TASK GOAL: Where a line in the listing below contains the word "source", copy that line.

PROVIDED RECORDS:
-------------------------

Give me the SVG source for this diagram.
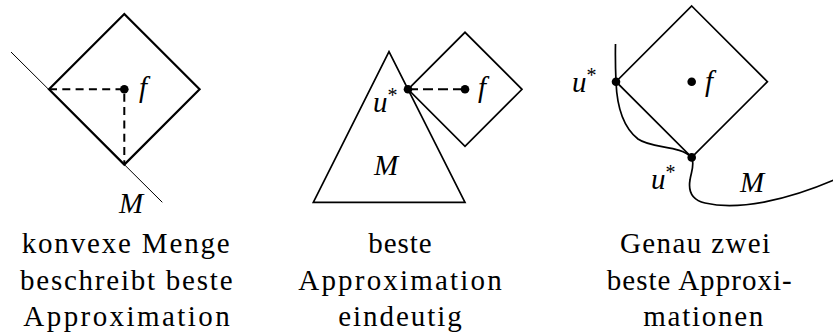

-------------------------

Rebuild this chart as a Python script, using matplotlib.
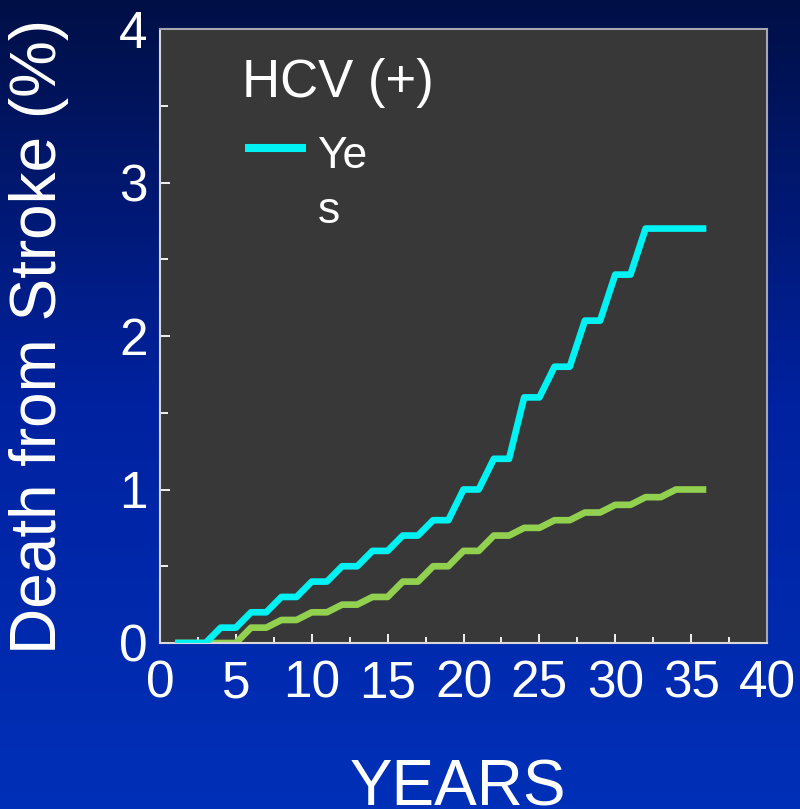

-------------------------

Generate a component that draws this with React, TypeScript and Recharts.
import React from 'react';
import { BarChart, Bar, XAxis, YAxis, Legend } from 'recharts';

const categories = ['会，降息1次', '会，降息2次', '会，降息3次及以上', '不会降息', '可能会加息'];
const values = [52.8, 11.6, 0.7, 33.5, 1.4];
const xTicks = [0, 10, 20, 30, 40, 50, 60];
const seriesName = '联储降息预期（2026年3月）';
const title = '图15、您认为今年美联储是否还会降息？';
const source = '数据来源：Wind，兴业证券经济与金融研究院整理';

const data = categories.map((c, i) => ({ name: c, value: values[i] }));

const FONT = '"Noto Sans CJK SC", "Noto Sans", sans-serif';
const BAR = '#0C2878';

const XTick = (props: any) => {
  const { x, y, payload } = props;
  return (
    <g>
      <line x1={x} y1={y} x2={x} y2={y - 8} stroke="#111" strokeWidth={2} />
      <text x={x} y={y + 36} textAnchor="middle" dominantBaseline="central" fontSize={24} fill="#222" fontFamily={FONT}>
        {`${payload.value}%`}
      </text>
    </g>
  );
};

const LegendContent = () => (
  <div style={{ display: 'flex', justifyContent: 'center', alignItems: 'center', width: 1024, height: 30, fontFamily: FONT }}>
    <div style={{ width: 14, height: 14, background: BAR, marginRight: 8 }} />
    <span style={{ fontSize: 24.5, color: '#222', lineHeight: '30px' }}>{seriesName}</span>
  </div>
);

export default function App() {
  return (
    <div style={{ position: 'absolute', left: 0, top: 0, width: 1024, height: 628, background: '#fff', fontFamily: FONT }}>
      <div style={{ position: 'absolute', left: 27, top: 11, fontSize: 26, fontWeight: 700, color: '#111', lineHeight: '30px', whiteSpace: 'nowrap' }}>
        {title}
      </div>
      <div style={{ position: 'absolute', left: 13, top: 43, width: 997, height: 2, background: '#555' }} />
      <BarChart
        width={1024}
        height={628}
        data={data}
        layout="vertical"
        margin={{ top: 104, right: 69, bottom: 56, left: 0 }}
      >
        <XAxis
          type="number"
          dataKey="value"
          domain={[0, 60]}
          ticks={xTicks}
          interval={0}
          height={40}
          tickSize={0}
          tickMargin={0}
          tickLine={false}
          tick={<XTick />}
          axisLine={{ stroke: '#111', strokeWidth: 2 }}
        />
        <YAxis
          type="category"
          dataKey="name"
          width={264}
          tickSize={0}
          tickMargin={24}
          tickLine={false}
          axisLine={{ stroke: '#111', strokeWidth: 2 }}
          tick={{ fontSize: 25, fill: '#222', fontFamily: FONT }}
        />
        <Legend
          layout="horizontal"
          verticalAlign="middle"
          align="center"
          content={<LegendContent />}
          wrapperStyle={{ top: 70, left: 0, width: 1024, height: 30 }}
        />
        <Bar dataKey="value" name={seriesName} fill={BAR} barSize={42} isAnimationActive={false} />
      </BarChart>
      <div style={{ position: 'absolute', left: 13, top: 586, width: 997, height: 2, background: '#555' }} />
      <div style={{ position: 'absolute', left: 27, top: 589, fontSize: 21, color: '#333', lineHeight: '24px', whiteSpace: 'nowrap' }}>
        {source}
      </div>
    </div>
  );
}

-------------------------

ANSWER FOR THE TASK:
Give me the SVG source for this diagram.
const source = '数据来源：Wind，兴业证券经济与金融研究院整理';
        {source}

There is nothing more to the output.